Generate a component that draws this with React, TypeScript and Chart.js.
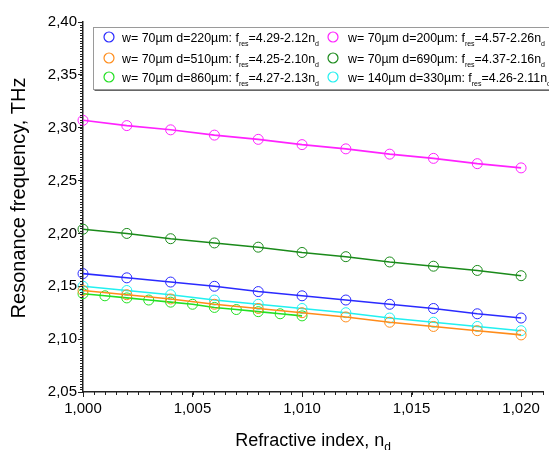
import React, { useEffect, useRef } from "react";
import { Chart, registerables } from "chart.js";

Chart.register(...registerables);

// ---- data ----
const nCoarse = [1.0, 1.002, 1.004, 1.006, 1.008, 1.01, 1.012, 1.014, 1.016, 1.018, 1.02];
const nFine = [1.0, 1.001, 1.002, 1.003, 1.004, 1.005, 1.006, 1.007, 1.008, 1.009, 1.01];

const fW70D220 = [2.162, 2.158, 2.154, 2.150, 2.145, 2.141, 2.137, 2.133, 2.129, 2.124, 2.120];
const fW70D510 = [2.146, 2.142, 2.138, 2.133, 2.129, 2.125, 2.121, 2.116, 2.112, 2.108, 2.104];
const fW70D860 = [2.143, 2.141, 2.139, 2.137, 2.135, 2.133, 2.130, 2.128, 2.126, 2.124, 2.122];
const fW70D200 = [2.307, 2.302, 2.298, 2.293, 2.289, 2.284, 2.280, 2.275, 2.271, 2.266, 2.262];
const fW70D690 = [2.204, 2.200, 2.195, 2.191, 2.187, 2.182, 2.178, 2.173, 2.169, 2.165, 2.160];
const fW140D330 = [2.150, 2.146, 2.142, 2.137, 2.133, 2.129, 2.125, 2.120, 2.116, 2.112, 2.108];

const seriesPrefix = [
  "w= 70µm d=220µm: f",
  "w= 70µm d=510µm: f",
  "w= 70µm d=860µm: f",
  "w= 70µm d=200µm: f",
  "w= 70µm d=690µm: f",
  "w= 140µm d=330µm: f",
];
const seriesFormula = [
  "=4.29-2.12n",
  "=4.25-2.10n",
  "=4.27-2.13n",
  "=4.57-2.26n",
  "=4.37-2.16n",
  "=4.26-2.11n",
];
const seriesColors = ["#2a2aff", "#ff8c1a", "#22e022", "#ff22ff", "#1a8a1a", "#22f0f0"];

const xTicks = [1.0, 1.005, 1.01, 1.015, 1.02];
const yTicks = [2.05, 2.1, 2.15, 2.2, 2.25, 2.3, 2.35, 2.4];
const xMinorStep = 0.0005;
const yMinorStep = 0.0025;

const xTitle = "Refractive index, n";
const xTitleSub = "d";
const yTitle = "Resonance frequency, THz";

const FONT = "'Liberation Sans', Arial, sans-serif";

const seriesX = [nCoarse, nCoarse, nFine, nCoarse, nCoarse, nCoarse];
const seriesY = [fW70D220, fW70D510, fW70D860, fW70D200, fW70D690, fW140D330];

const decorPlugin = {
  id: "decor",
  afterDraw(chart: any) {
    const ctx = chart.ctx as CanvasRenderingContext2D;
    const xs = chart.scales.x;
    const ys = chart.scales.y;
    const area = chart.chartArea;
    ctx.save();
    // minor ticks
    ctx.strokeStyle = "#222";
    ctx.lineWidth = 1;
    ctx.beginPath();
    for (let v = xs.min; v <= xs.max + 1e-9; v += xMinorStep) {
      const px = Math.round(xs.getPixelForValue(v)) + 0.5;
      ctx.moveTo(px, area.bottom);
      ctx.lineTo(px, area.bottom + 3);
    }
    for (let v = ys.min; v <= ys.max + 1e-9; v += yMinorStep) {
      const py = Math.round(ys.getPixelForValue(v)) + 0.5;
      ctx.moveTo(area.left, py);
      ctx.lineTo(area.left - 3, py);
    }
    ctx.stroke();

    // axis titles
    ctx.fillStyle = "#000";
    ctx.font = `18px ${FONT}`;
    ctx.textBaseline = "alphabetic";
    const mainW = ctx.measureText(xTitle).width;
    ctx.font = `12px ${FONT}`;
    const subW = ctx.measureText(xTitleSub).width;
    const cx = (area.left + area.right) / 2;
    const startX = cx - (mainW + subW) / 2;
    ctx.font = `18px ${FONT}`;
    ctx.textAlign = "left";
    ctx.fillText(xTitle, startX, 446);
    ctx.font = `12px ${FONT}`;
    ctx.fillText(xTitleSub, startX + mainW, 451);

    ctx.save();
    ctx.translate(25, 198);
    ctx.rotate(-Math.PI / 2);
    ctx.font = `20px ${FONT}`;
    ctx.textAlign = "center";
    ctx.fillText(yTitle, 0, 0);
    ctx.restore();

    // legend
    const bx = 93.5, by = 27.5, bw = 480, bh = 62;
    ctx.fillStyle = "#fff";
    ctx.fillRect(bx, by, bw, bh);
    ctx.strokeStyle = "#9a9a9a";
    ctx.lineWidth = 1;
    ctx.strokeRect(bx, by, bw, bh);
    ctx.strokeStyle = "#666";
    ctx.beginPath();
    ctx.moveTo(bx + 1, by + bh + 1);
    ctx.lineTo(bx + bw, by + bh + 1);
    ctx.stroke();

    const rows = [37, 58, 77];
    const cols = [
      { mx: 109, tx: 122 },
      { mx: 333, tx: 348 },
    ];
    for (let i = 0; i < seriesPrefix.length; i++) {
      const col = cols[Math.floor(i / 3)];
      const ry = rows[i % 3];
      ctx.strokeStyle = seriesColors[i];
      ctx.lineWidth = 1.2;
      ctx.beginPath();
      ctx.arc(col.mx, ry, 5, 0, Math.PI * 2);
      ctx.stroke();
      ctx.fillStyle = "#000";
      ctx.textAlign = "left";
      ctx.textBaseline = "alphabetic";
      let x = col.tx;
      const base = ry + 4.5;
      ctx.font = `12.4px ${FONT}`;
      ctx.fillText(seriesPrefix[i], x, base);
      x += ctx.measureText(seriesPrefix[i]).width;
      ctx.font = `7px ${FONT}`;
      ctx.fillText("res", x, base + 4);
      x += ctx.measureText("res").width;
      ctx.font = `12.4px ${FONT}`;
      ctx.fillText(seriesFormula[i], x, base);
      x += ctx.measureText(seriesFormula[i]).width;
      ctx.font = `7px ${FONT}`;
      ctx.fillText("d", x, base + 4);
    }
    ctx.restore();
  },
};

export default function App() {
  const ref = useRef<HTMLCanvasElement | null>(null);
  useEffect(() => {
    document.body.style.margin = "0";
    if (!ref.current) return;
    const datasets = seriesY.map((ys, i) => ({
      label: seriesPrefix[i] + "res" + seriesFormula[i] + "d",
      data: ys.map((y, j) => ({ x: seriesX[i][j], y })),
      showLine: true,
      borderColor: seriesColors[i],
      backgroundColor: "rgba(0,0,0,0)",
      borderWidth: 1.6,
      pointRadius: 5,
      pointBorderWidth: 1,
      pointBorderColor: seriesColors[i],
      pointBackgroundColor: "rgba(0,0,0,0)",
      clip: false as any,
    }));
    const chart = new Chart(ref.current, {
      type: "scatter",
      data: { datasets },
      plugins: [decorPlugin],
      options: {
        animation: false,
        responsive: false,
        layout: { padding: { top: 22, right: 4, left: 0, bottom: 0 } },
        plugins: { legend: { display: false }, tooltip: { enabled: false } },
        scales: {
          x: {
            type: "linear",
            min: 1.0,
            max: 1.021,
            afterBuildTicks: (s: any) => {
              s.ticks = xTicks.map((v) => ({ value: v }));
            },
            afterFit: (s: any) => {
              s.height = 58;
            },
            grid: { drawOnChartArea: false, drawTicks: true, tickLength: 5, color: "#222", tickWidth: 1 },
            border: { display: true, color: "#222", width: 1.5 },
            ticks: {
              color: "#000",
              font: { family: FONT, size: 15 },
              padding: 3,
              maxRotation: 0,
              callback: (v: any) => Number(v).toFixed(3).replace(".", ","),
            },
          },
          y: {
            type: "linear",
            min: 2.05,
            max: 2.4,
            afterBuildTicks: (s: any) => {
              s.ticks = yTicks.map((v) => ({ value: v }));
            },
            afterFit: (s: any) => {
              s.width = 83;
            },
            grid: { drawOnChartArea: false, drawTicks: true, tickLength: 5, color: "#222", tickWidth: 1 },
            border: { display: true, color: "#222", width: 1.5 },
            ticks: {
              color: "#000",
              font: { family: FONT, size: 15 },
              padding: 1,
              callback: (v: any) => Number(v).toFixed(2).replace(".", ","),
            },
          },
        },
      },
    });
    return () => chart.destroy();
  }, []);
  return (
    <div style={{ width: 549, height: 450 }}>
      <canvas ref={ref} width={549} height={450} />
    </div>
  );
}
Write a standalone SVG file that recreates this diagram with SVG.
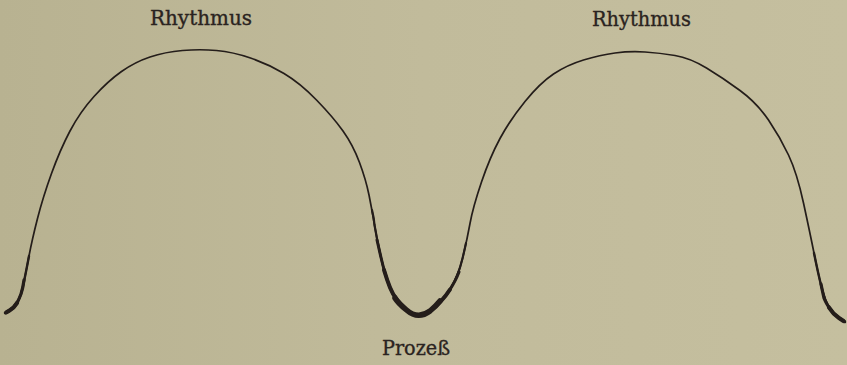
<svg xmlns="http://www.w3.org/2000/svg" width="847" height="365" viewBox="0 0 847 365">
  <defs>
    <linearGradient id="bg" x1="0" y1="0" x2="1" y2="0">
      <stop offset="0" stop-color="#b8b291"/>
      <stop offset="0.5" stop-color="#c1bb9b"/>
      <stop offset="1" stop-color="#c5bf9f"/>
    </linearGradient>
  </defs>
  <style>
    .curve { fill: none; stroke: #241d1a; stroke-linecap: round; stroke-linejoin: round; }
    .label { font-family: "DejaVu Serif", "Liberation Serif", serif; font-size: 20px; fill: #2a2320; stroke: #2a2320; stroke-width: 0.35; }
  </style>
  <rect x="0" y="0" width="847" height="365" fill="url(#bg)"/>
  <g id="connectors">
    <path class="curve" stroke-width="1.7" d="M5,313 L9.5,310.5 Q14,308 17.5,302 Q21,296 23.5,284 Q26,272 29,256 Q32,240 37.5,218.5 Q43,197 51.5,173.5 Q60,150 70,131 Q80,112 94,96.5 Q108,81 121.5,71.5 Q135,62 150,57 Q165,52 182.5,50.5 Q200,49 216.5,50.5 Q233,52 250.5,58 Q268,64 284,73.5 Q300,83 316.5,100 Q333,117 343,131 Q353,145 359.5,162.5 Q366,180 369,195 Q372,210 374.5,225 Q377,240 381,257.5 Q385,275 390,287.5 Q395,300 406.5,310 Q418,320 430,311 Q442,302 450,289.5 Q458,277 462.5,258.5 Q467,240 470,223.5 Q473,207 481.5,182 Q490,157 500,138.5 Q510,120 525,101.5 Q540,83 553.5,74 Q567,65 583.5,60 Q600,55 615,53 Q630,51 645,52 Q660,53 675,55.5 Q690,58 706.5,68 Q723,78 740,90.5 Q757,103 768.5,120 Q780,137 788.5,155 Q797,173 803.5,203 Q810,233 814,253 Q818,273 821.5,287 Q825,301 829,307.5 Q833,314 839,318 L845,322"/>
    <path class="curve" stroke-width="2.2" d="M372,210 Q374,218 374.5,225 Q377,240 381,257.5 Q385,275 390,287.5 Q395,300 406.5,310 Q418,320 430,311 Q442,302 450,289.5 Q458,277 462.5,258.5 Q465,248 466,243"/>
    <path class="curve" stroke-width="3" d="M377,240 Q379,249 381,257.5 Q385,275 390,287.5 Q395,300 406.5,310 Q418,320 430,311 Q442,302 450,289.5 Q456,280 459,272"/>
    <path class="curve" stroke-width="4" d="M384,270 Q387,280 390,287.5 Q395,300 406.5,310 Q418,320 430,311 Q442,302 450,289.5"/>
    <path class="curve" stroke-width="5.5" d="M395,298 Q398,303 406.5,310 Q418,320 430,311 Q436,306 440,301"/>
    <path class="curve" stroke-width="2.4" d="M29,256 Q26,272 23.5,284 Q21,296 17.5,302 Q14,308 9.5,310.5 L5,313"/>
    <path class="curve" stroke-width="3.2" d="M24,280 Q23,288 21,294 Q19,299 17.5,302 Q14,308 9.5,310.5 L5.5,312.8"/>
    <path class="curve" stroke-width="4.2" d="M17,303 Q14,308 9.5,310.5 L6.5,312.3"/>
    <path class="curve" stroke-width="2.4" d="M814,253 Q818,273 821.5,287 Q825,301 829,307.5 Q833,314 839,318 L845,322"/>
    <path class="curve" stroke-width="3.2" d="M821,284 Q823,294 824,298 Q825,301 829,307.5 Q833,314 839,318 L844.5,321.5"/>
    <path class="curve" stroke-width="4.2" d="M829,307.5 Q833,314 839,318 L843.5,321"/>
  </g>
  <g id="rhythmus-left">
    <text class="label" x="150" y="25" textLength="102" lengthAdjust="spacingAndGlyphs">Rhythmus</text>
  </g>
  <g id="rhythmus-right">
    <text class="label" x="592" y="26" textLength="99" lengthAdjust="spacingAndGlyphs">Rhythmus</text>
  </g>
  <g id="prozess">
    <text class="label" x="382" y="355" textLength="68" lengthAdjust="spacingAndGlyphs">Prozeß</text>
  </g>
</svg>
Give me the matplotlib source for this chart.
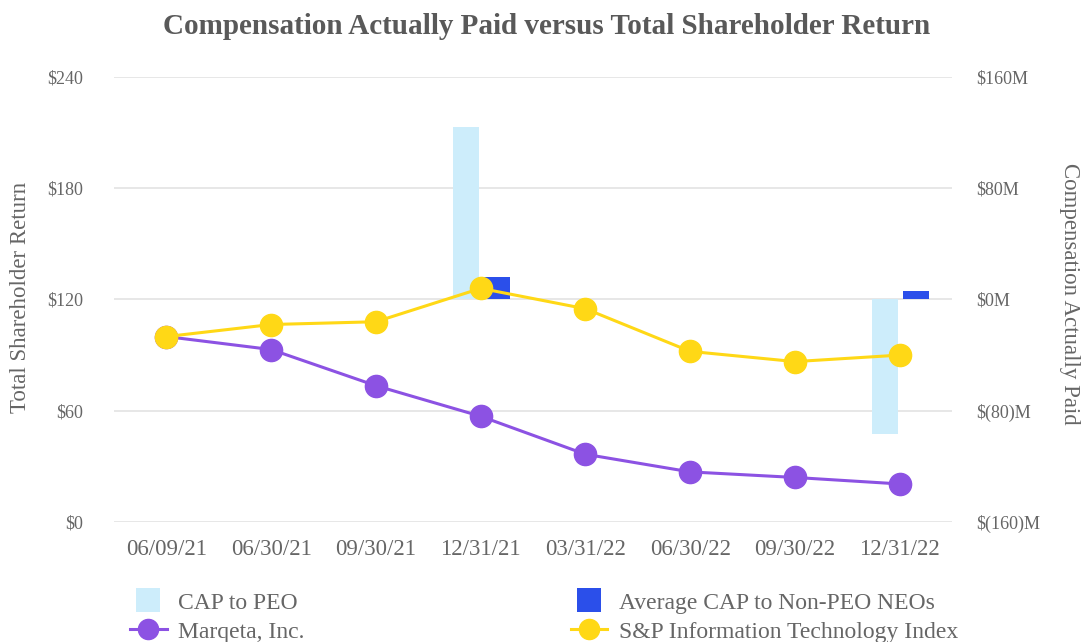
import matplotlib
matplotlib.use('Agg')
import matplotlib.pyplot as plt
from matplotlib.lines import Line2D
import numpy as np

# ---- data ----
dates = ["06/09/21", "06/30/21", "09/30/21", "12/31/21",
         "03/31/22", "06/30/22", "09/30/22", "12/31/22"]
marqeta_tsr = [100, 93, 73.5, 57, 36.5, 27, 24, 20.5]
sp_it_tsr = [100, 106.5, 108, 126, 115, 92, 86.5, 90]
cap_peo = [0, 0, 0, 124, 0, 0, 0, -97]        # $M
cap_non_peo = [0, 0, 0, 16, 0, 0, 0, 6]       # $M

left_ticks = [0, 60, 120, 180, 240]
left_labels = ["$0", "$60", "$120", "$180", "$240"]
right_ticks = [-160, -80, 0, 80, 160]
right_labels = ["$(160)M", "$(80)M", "$0M", "$80M", "$160M"]

# ---- style ----
plt.rcParams['font.family'] = ['Liberation Serif', 'DejaVu Serif']
TXT = '#666666'
C_PEO = '#CDEDFB'
C_NEO = '#2B4FEA'
C_MQ = '#8C52E3'
C_SP = '#FFD816'
GRID = '#E5E5E5'

fig = plt.figure(figsize=(10.87, 6.42), dpi=100)
pos = [0.1049, 0.187, 0.771, 0.693]
ax2 = fig.add_axes(pos)                 # bars / right axis
ax1 = fig.add_axes(pos, sharex=ax2)     # lines / left axis
ax1.set_zorder(ax2.get_zorder() + 1)
ax1.patch.set_visible(False)

x = np.arange(len(dates))
w = 0.245
ax2.bar(x - 0.14, cap_peo, width=w, color=C_PEO, linewidth=0, zorder=3)
ax2.bar(x + 0.155, cap_non_peo, width=w, color=C_NEO, linewidth=0, zorder=3)
ax2.set_ylim(-160, 160)
ax2.set_yticks(right_ticks)
ax2.set_yticklabels(right_labels)
ax2.yaxis.tick_right()
ax2.grid(axis='y', color=GRID, linewidth=1.3, zorder=0)
ax2.set_axisbelow(True)

ax1.plot(x, marqeta_tsr, color=C_MQ, linewidth=2.2, marker='o', markersize=16,
         zorder=4)
ax1.plot(x, sp_it_tsr, color=C_SP, linewidth=2.2, marker='o', markersize=16,
         zorder=5)
ax1.set_ylim(0, 240)
ax1.set_yticks(left_ticks)
ax1.set_yticklabels(left_labels)
ax1.set_xlim(-0.5, len(dates) - 0.5)
ax1.set_xticks(x)
ax1.set_xticklabels(dates)

for a in (ax1, ax2):
    for s in a.spines.values():
        s.set_visible(False)
    a.tick_params(length=0, colors=TXT)
ax1.tick_params(axis='y', labelsize=13, pad=22)
ax2.tick_params(axis='y', labelsize=13, pad=17)
ax1.tick_params(axis='x', labelsize=16.5, pad=12)
ax2.tick_params(axis='x', labelbottom=False)

fig.text(0.0184, 0.537, "Total Shareholder Return", rotation=90,
         ha='center', va='center', fontsize=16.5, color=TXT)
fig.text(0.984, 0.543, "Compensation Actually Paid", rotation=-90,
         ha='center', va='center', fontsize=16.5, color=TXT)

fig.suptitle("Compensation Actually Paid versus Total Shareholder Return",
             x=0.503, y=0.979, fontsize=21, fontweight='bold', color='#595959')

h_peo = Line2D([], [], linestyle='none', marker='s', markersize=17,
               markerfacecolor=C_PEO, markeredgewidth=0)
h_neo = Line2D([], [], linestyle='none', marker='s', markersize=17,
               markerfacecolor=C_NEO, markeredgewidth=0)
h_mq = Line2D([], [], color=C_MQ, linewidth=2.2, marker='o', markersize=14.5)
h_sp = Line2D([], [], color=C_SP, linewidth=2.2, marker='o', markersize=14.5)

leg_kw = dict(frameon=False, fontsize=17, labelcolor=TXT, handlelength=1.55,
              handleheight=1.0, handletextpad=0.5, labelspacing=0.22,
              borderaxespad=0, borderpad=0)
l1 = fig.legend([h_peo, h_mq], ["CAP to PEO", "Marqeta, Inc."],
                loc='upper left', bbox_to_anchor=(0.1196, 0.080), **leg_kw)
l2 = fig.legend([h_neo, h_sp], ["Average CAP to Non-PEO NEOs",
                                "S&P Information Technology Index"],
                loc='upper left', bbox_to_anchor=(0.525, 0.080), **leg_kw)

fig.savefig("out.png", dpi=100)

» **Direction**
Repeat the listing above exactly from its first line to the line containing "1.008, 1.009, 1.01];", both included, and omit the pictures.

» **The completed task**
Generate a component that draws this with React, TypeScript and Chart.js.
import React, { useEffect, useRef } from "react";
import { Chart, registerables } from "chart.js";

Chart.register(...registerables);

// ---- data ----
const nCoarse = [1.0, 1.002, 1.004, 1.006, 1.008, 1.01, 1.012, 1.014, 1.016, 1.018, 1.02];
const nFine = [1.0, 1.001, 1.002, 1.003, 1.004, 1.005, 1.006, 1.007, 1.008, 1.009, 1.01];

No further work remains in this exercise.